Il faut l’avouer, de temps en temps, une grosse dose de gros théâtre, avec tout plein d’accents circonflexes sur plein de « a » qui se suivent, cela fait du bien. C’est au Théâtre de Vanves, haut lieu des spectacles performatifs, que, étonnamment, nous tombons sur la dernière création de la muse d’Olivier Py, Bertrand de Roffignac. Et alors ? Le too much n’est jamais assez !
Tout commence par une image : Bertrand de Roffignac, tout plein de poussière, se tient de dos face à une grande toile. Il nous délivre l’essence de cette histoire qui se déroule quelque part dans le monde, entre l’incendie de la bibliothèque d’Alexandrie et un hôpital psychiatrique très particulier. Le décor déborde déjà. Trop de lumière, trop de fumée, trop de danse super grandiloquente. Avouons-le, à ce moment-là, on a un peu peur. Puis les choses se mettent en place, et quelque part entre la facétie et le cartoon, et surtout entre tout le théâtre de Py et celui de Simon Falguière, quelque part entre l’esprit de tréteaux et les codes contemporains, l’histoire nous happe. Elle est délivrée par une troupe enragée, et le texte ne cesse de nous saisir par ses nombreuses fulgurances.
L’histoire donc : en hauteur, dans ce qui symbolise sa chambre, entouré, dans les cases qui l’encadrent, par des musiciens, Glénand Axolotl rédige « le livre des livres », un conte aux pouvoirs magiques : l’alphabet des connaissances. Cela suscite un désir fou pour lui, l’amour même. Sa folie se transforme, il est désormais un génie littéraire. Mais voilà, ailleurs, un autre homme, tout aussi fou, réclame la paternité du chef-d’œuvre. Plagiat ou hallucination collective ?
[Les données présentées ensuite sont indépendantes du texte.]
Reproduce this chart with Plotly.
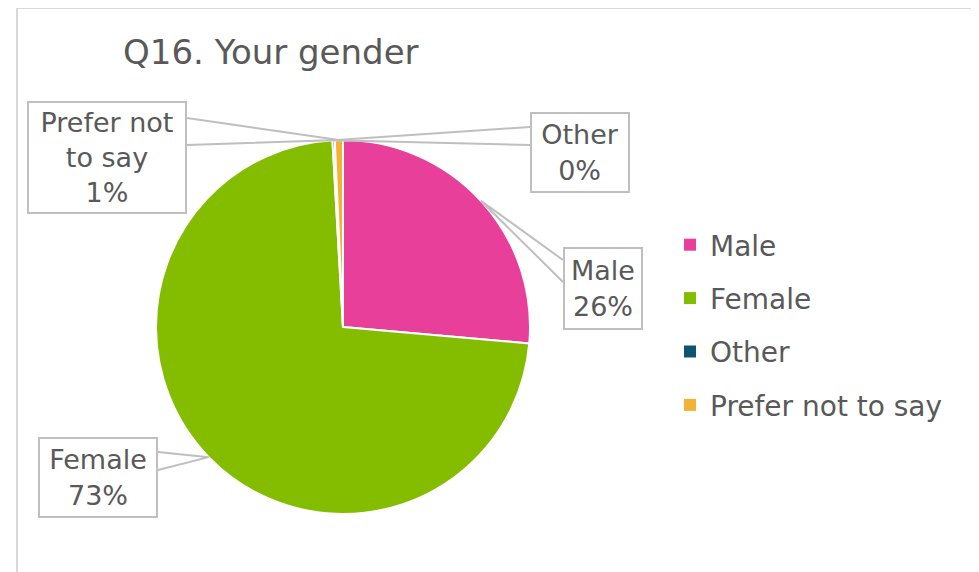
import math
import plotly.graph_objects as go

W, H = 979, 572
OFF = 8  # page body margin

categories = ["Male", "Female", "Other", "Prefer not to say"]
values = [26.4, 72.7, 0.2, 0.7]
colors = ["#E8409A", "#84BD00", "#0E5470", "#F4B232"]
callout_text = ["Male", "Female", "Other", "Prefer not<br>to say"]
title_text = "Q16. Your gender"

FONT = "DejaVu Sans"
TXT = "#595959"
GREY = "#BFBFBF"

def px(x):
    return (x - OFF) / W

def py(y):
    return 1 - (y - OFF) / H

# pie geometry (pixels)
pie_left, pie_top, pie_size = 156, 140, 374
cx, cy, r = pie_left + pie_size / 2, pie_top + pie_size / 2, pie_size / 2

fig = go.Figure()
fig.add_trace(go.Pie(
    labels=categories, values=values, sort=False, direction="clockwise",
    rotation=0, textinfo="none", hoverinfo="skip", showlegend=False,
    marker=dict(colors=colors, line=dict(color="white", width=2)),
    domain=dict(x=[px(pie_left), px(pie_left + pie_size)],
                y=[py(pie_top + pie_size), py(pie_top)]),
))

# legend entries (one per category, grouped so spacing can be controlled)
for cat, col in zip(categories, colors):
    fig.add_trace(go.Scatter(
        x=[None], y=[None], mode="markers", name=cat, legendgroup=cat,
        marker=dict(symbol="square", size=12, color=col),
        hoverinfo="skip",
    ))

boxes = {
    "Male": dict(c=(603, 288.5), s=(80, 83), e=[(563, 260), (563, 282)]),
    "Female": dict(c=(98, 477.5), s=(120, 81), e=[(158, 452), (158, 470)]),
    "Other": dict(c=(580, 152.5), s=(100, 81), e=[(530, 127), (530, 145)]),
    "Prefer not to say": dict(c=(107, 157.5), s=(160, 113), e=[(187, 118), (187, 145)]),
}

total = sum(values)
cum = 0.0
shapes = []
annotations = []
for cat, v, lab in zip(categories, values, callout_text):
    mid = (cum + v / 2) / total * 2 * math.pi
    cum += v
    ax = cx + r * math.sin(mid)
    ay = cy - r * math.cos(mid)
    b = boxes[cat]
    (x1, y1), (x2, y2) = b["e"]
    shapes.append(dict(
        type="path", xref="paper", yref="paper",
        path=f"M {px(x1)},{py(y1)} L {px(ax)},{py(ay)} L {px(x2)},{py(y2)}",
        line=dict(color=GREY, width=2), layer="above",
    ))
    pct = round(v / total * 100)
    annotations.append(dict(
        x=px(b["c"][0]), y=py(b["c"][1]), xref="paper", yref="paper",
        xanchor="center", yanchor="middle", showarrow=False,
        text=f"{lab}<br>{pct}%", align="center",
        width=b["s"][0] - 4, height=b["s"][1] - 4, borderpad=0,
        bordercolor=GREY, borderwidth=2, bgcolor="white",
        font=dict(family=FONT, size=27, color=TXT),
    ))

# chart frame
shapes.insert(0, dict(type="rect", xref="paper", yref="paper",
                      x0=px(17), y0=py(8), x1=px(W + 30), y1=py(H + 30),
                      line=dict(color="#D9D9D9", width=2), layer="below"))

annotations.append(dict(
    x=px(121), y=py(52), xref="paper", yref="paper", xanchor="left",
    yanchor="middle", showarrow=False, text=title_text,
    font=dict(family=FONT, size=34, color=TXT),
))

fig.update_layout(
    width=W, height=H, margin=dict(l=0, r=0, t=0, b=0),
    paper_bgcolor="white", plot_bgcolor="white",
    xaxis=dict(visible=False), yaxis=dict(visible=False),
    shapes=shapes, annotations=annotations,
    showlegend=True,
    legend=dict(x=px(670), y=py(220), xanchor="left", yanchor="top",
                font=dict(family=FONT, size=28, color=TXT),
                tracegroupgap=14, itemwidth=30, bgcolor="rgba(0,0,0,0)",
                traceorder="grouped"),
)

fig.write_html("out.html")
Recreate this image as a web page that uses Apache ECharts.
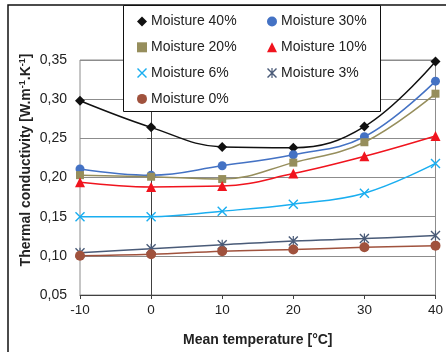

Adriana Breviglieri, Léna Dangréaux, Florian Astraudo, Gall Gaspard, François Michonneau, Xavier Guelfi, Axel Chemla Romeu-Santos, Baptiste Thiébault, Maximilien Seweryn, Jean-François Gilède et donc Bertrand de Roffignac en fil conducteur, se jettent à corps perdu dans le jeu. Ça gesticule et parle fort, nous sommes dans un théâtre où la voix sort du ventre et tous les outils sont bons pour nous faire marrer : tentation scato, surgissement de comédien dans le public, explosions de «trucs» qui nous tombent dessus. Parfois, cet Alphabet prend les allures d’une fin de fête de mariage où tout le monde est très très saoul.
Après Les Sept Colis sans Destination de Nestor Crévelong (2023), cette nouvelle création se place dans la ligne de la précédente. Bertrand de Roffignac, directeur artistique, auteur et metteur en scène de la compagnie du Théâtre de la Suspension, poursuit ici son déploiement issu de son univers excessif. Le récit, à la fois fantastique et onirique, reste éminemment politique : que faire des fous ? Comment considérer leurs écritures ? Pas sûr d’avoir la réponse, mais sûr en revanche de s’être pris un gros shoot de théâtre dans les oreilles et les yeux.
Présenté au Théâtre de Vanves les 22 et 23 janvier. En tournée.